While a slam poetry group seems like a different direction for SUBOG-hosted events, the group was a perfect fit for UConn, said Caroline Wolfenden, a 5th-semester communication disorders major and chair of the SUBOG Fine and Performing Arts committee. "We try and get a diverse amount of acts to come. They're funny and they're [poetic] so they appeal to multiple student audiences on campus."
Sully and Stafford often substituted blunt, steamrolling diatribes for lyrical calisthenics, an approach that sometimes paid off and sometimes felt cheap.
On capture the flag: "We take it seriously like pregnancy tests and dodgeball." And they were funny, sure, but "Pile back in the hatchback" and "Parental papparazzi" were about as complex as the flow ever got.
The duo did take some time from their busy schedule of laughs to throw some emotional bite into their act. "Pens," for which Sully won a Gwendolyn Brooks Poetry Award, turned the basic implement of the writer into a statement of freedom and bitter artistic resistance.

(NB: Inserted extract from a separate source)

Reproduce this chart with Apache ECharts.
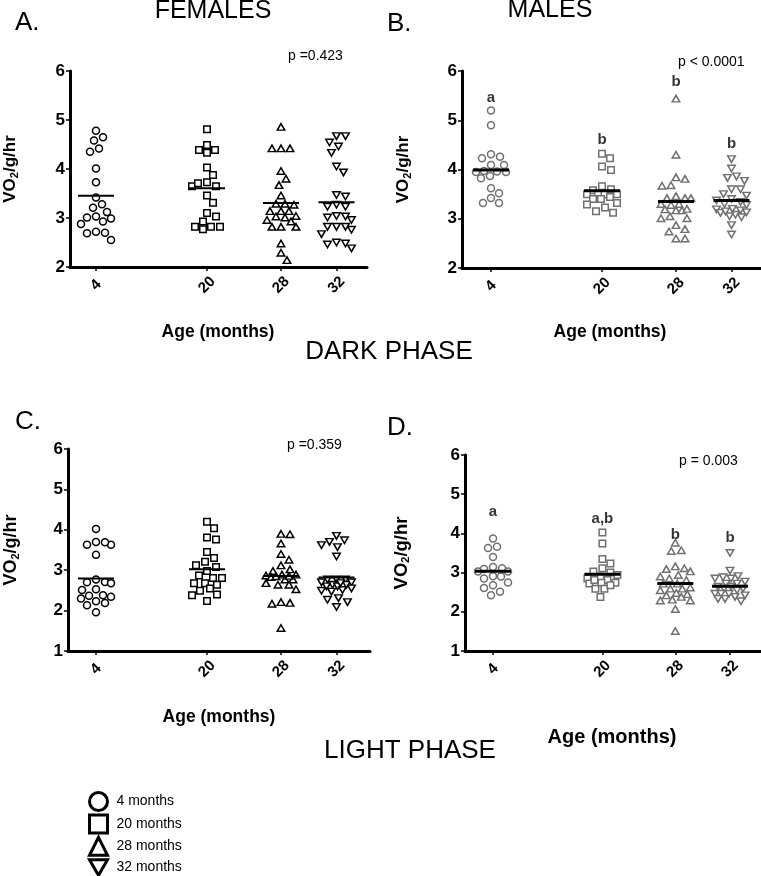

"One [of the members] was funny and the other used more emotion," said Mike Williams, a 1st-semester exploratory major. "I thought they blended really well."
The pair closed with what they described as "their only cover poem:" an emotionally charged tag-team reading of Bon Jovi's "Livin' on a Prayer."
The finale perhaps showed their greatest weakness: while they were enjoyable at a slam poetry show, they'd be terrible on the mic in Rock Band.